After viewing Sons of Good Earth, I liked the film, especially since this was King Hu’s directorial debut film, and was also considered to be his “first film.” It was through his background in acting that he was able to cast Peter Chen Ho and Betty Loh Ti, both big stars at the time; through this very power couple the film was expected to draw an audience and thus a profit.
Apparently, this film however, was made over budget. The scene I felt was most memorable and left quite an impression on me was the fight scene where the villagers retaliate against the Japanese.
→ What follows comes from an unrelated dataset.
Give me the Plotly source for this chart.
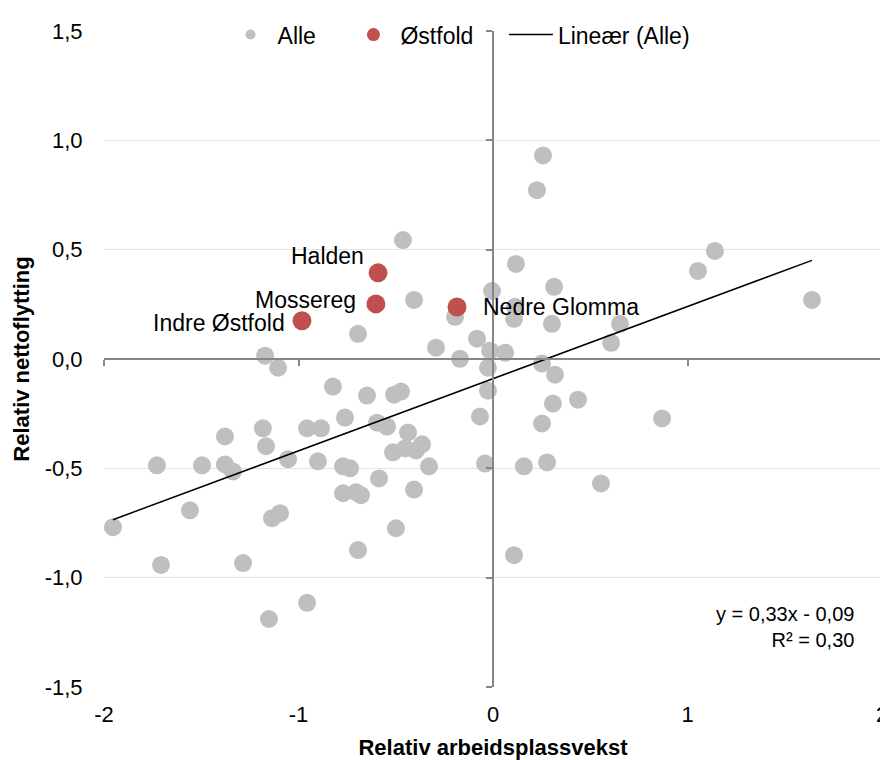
import plotly.graph_objects as go

# Alle (gray) points
alle_x = [-1.954, -1.728, -1.707, -1.558, -1.496, -1.378, -1.378, -1.337, -1.285, -1.183,
          -1.167, -1.172, -1.105, -1.136, -1.095, -1.152, -1.054, -0.956, -0.956, -0.884,
          -0.900, -0.823, -0.761, -0.771, -0.735, -0.771, -0.704, -0.679, -0.694, -0.694,
          -0.648, -0.596, -0.545, -0.586, -0.514, -0.452, -0.396, -0.365, -0.437, -0.499,
          -0.509, -0.473, -0.463, -0.406, -0.406, -0.329, -0.293, -0.195, -0.170, -0.082,
          -0.067, -0.041, -0.026, -0.026, -0.015, -0.005, 0.062, 0.108, 0.118, 0.113,
          0.108, 0.226, 0.257, 0.252, 0.252, 0.278, 0.303, 0.314, 0.308, 0.319,
          0.437, 0.159, 0.555, 0.607, 0.653, 0.869, 1.054, 1.141, 1.640]
alle_y = [-0.769, -0.486, -0.942, -0.692, -0.486, -0.354, -0.482, -0.514, -0.933, -0.317,
          -0.399, 0.015, -0.040, -0.728, -0.705, -1.189, -0.458, -1.115, -0.317, -0.317,
          -0.468, -0.126, -0.268, -0.491, -0.500, -0.614, -0.609, -0.623, -0.874, 0.115,
          -0.167, -0.291, -0.309, -0.546, -0.427, -0.409, -0.418, -0.390, -0.336, -0.774,
          -0.163, -0.149, 0.544, 0.270, -0.597, -0.491, 0.052, 0.193, 0.001, 0.093,
          -0.263, -0.478, -0.040, -0.145, 0.038, 0.311, 0.029, -0.897, 0.435, 0.239,
          0.184, 0.772, 0.931, -0.021, -0.295, -0.473, 0.161, 0.330, -0.204, -0.072,
          -0.186, -0.491, -0.569, 0.074, 0.161, -0.272, 0.403, 0.494, 0.270]

# Østfold regions (red)
ostfold_names = ["Halden", "Mossereg", "Indre Østfold", "Nedre Glomma"]
ostfold_x = [-0.591, -0.602, -0.982, -0.185]
ostfold_y = [0.394, 0.252, 0.175, 0.238]

# label placement (pixel offsets from each marker)
label_anchor = ["right", "right", "right", "left"]
label_dx = [-12, -18, -15, 24]
label_dy = [17, 4, -2, 0]

# trendline from the chart's equation
slope, intercept = 0.33, -0.09
r2 = 0.30

x_ticks = [-2, -1, 0, 1, 2]
x_labels = ["-2", "-1", "0", "1", "2"]
y_ticks = [-1.5, -1.0, -0.5, 0.0, 0.5, 1.0, 1.5]
y_labels = ["-1,5", "-1,0", "-0,5", "0,0", "0,5", "1,0", "1,5"]

GRAY = "#BFBFBF"
RED = "#C0504D"
font = "Liberation Sans, Arial, sans-serif"
pad = "\u00a0" * 4

fig = go.Figure()

fig.add_trace(go.Scatter(
    x=alle_x, y=alle_y, mode="markers", name="Alle", showlegend=False,
    marker=dict(color=GRAY, size=18),
))

fig.add_trace(go.Scatter(
    x=ostfold_x, y=ostfold_y, mode="markers", name="Østfold", showlegend=False,
    marker=dict(color=RED, size=19),
))

# legend entries (smaller symbols, as in the original legend)
fig.add_trace(go.Scatter(x=[None], y=[None], mode="markers", name="Alle" + pad,
                         marker=dict(color=GRAY, size=10)))
fig.add_trace(go.Scatter(x=[None], y=[None], mode="markers", name="Østfold" + pad,
                         marker=dict(color=RED, size=13)))

line_x = [min(alle_x), max(alle_x)]
fig.add_trace(go.Scatter(
    x=line_x, y=[slope * v + intercept for v in line_x],
    mode="lines", name="Lineær (Alle)",
    line=dict(color="#000000", width=1.5),
))

# invisible trace so the crossing axes (x2/y2) get drawn
fig.add_trace(go.Scatter(
    x=[0], y=[0], xaxis="x2", yaxis="y2", mode="markers",
    marker=dict(opacity=0), showlegend=False, hoverinfo="skip",
))

for name, x, y, anc, dx, dy in zip(ostfold_names, ostfold_x, ostfold_y,
                                    label_anchor, label_dx, label_dy):
    fig.add_annotation(x=x, y=y, text=name, showarrow=False, xanchor=anc,
                       yanchor="middle", xshift=dx, yshift=dy,
                       font=dict(size=23, color="#000000"))

eq = f"y = {slope:.2f}x - {abs(intercept):.2f}".replace(".", ",")
r2_txt = f"R² = {r2:.2f}".replace(".", ",")
fig.add_annotation(
    x=1.866, y=-1.225, xref="x", yref="y", text=eq + "<br>" + r2_txt,
    showarrow=False, xanchor="right", align="right",
    font=dict(size=20, color="#000000"),
)

# page has an 8px body margin, so the figure is a bit smaller than the window
fig.update_layout(
    width=880, height=752,
    margin=dict(l=96, r=6, t=22, b=73),
    plot_bgcolor="white", paper_bgcolor="white",
    font=dict(family=font, size=22, color="#000000"),
    showlegend=True,
    legend=dict(
        orientation="h", x=0.457, xanchor="center", y=0.993, yanchor="middle",
        bgcolor="rgba(0,0,0,0)", font=dict(size=23), itemwidth=44,
    ),
    xaxis=dict(
        range=[-2, 2], tickvals=x_ticks, ticktext=x_labels, showgrid=False,
        zeroline=False, showline=False, automargin=False, ticklabeloverflow="allow",
        ticks="outside", ticklen=8, tickcolor="rgba(0,0,0,0)",
        title=dict(text="<b>Relativ arbeidsplassvekst</b>", font=dict(size=22), standoff=15),
    ),
    yaxis=dict(
        range=[-1.5, 1.5], tickvals=y_ticks, ticktext=y_labels,
        showgrid=True, gridcolor="#DCE4F2", gridwidth=1.2, zeroline=False,
        showline=False, automargin=False,
        ticks="outside", ticklen=16, tickcolor="rgba(0,0,0,0)",
        title=dict(text="<b>Relativ nettoflytting</b>", font=dict(size=22), standoff=8),
    ),
    xaxis2=dict(
        range=[-2, 2], overlaying="x", anchor="free", position=0.5, side="bottom",
        tickvals=x_ticks, showticklabels=False, showgrid=False, zeroline=False,
        showline=True, linecolor="#868686", linewidth=1.5, automargin=False,
        ticks="outside", ticklen=6, tickcolor="#868686", tickwidth=1.5,
    ),
    yaxis2=dict(
        range=[-1.5, 1.5], overlaying="y", anchor="free", position=0.5, side="left",
        tickvals=y_ticks, showticklabels=False, showgrid=False, zeroline=False,
        showline=True, linecolor="#868686", linewidth=1.5, automargin=False,
        ticks="outside", ticklen=6, tickcolor="#868686", tickwidth=1.5,
    ),
)

fig.write_html("out.html")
It helped me to understand why the film did so well to the point where it went over budget..especially since all the props and the material needed to create that fake funeral and the amount of weapons in which that King Hu wanted them to be authentic and look realistic for the actual fight was what made the film go over budget.
I also felt that the last scene where the villagers retreat back to the mountain only to find the Japanese had infiltrated their safe zone was well done especially because it was shot in a wide-shot, so it made me feel like the plot was gradually becoming more intense.
Although the film did cost the Shaw Brothers and King Hu a lot of money, however, the money spent shows and kept the film interesting via impressive action scenes, to me, was worth it in order for this film to be grossly over budget and a spectacular hit.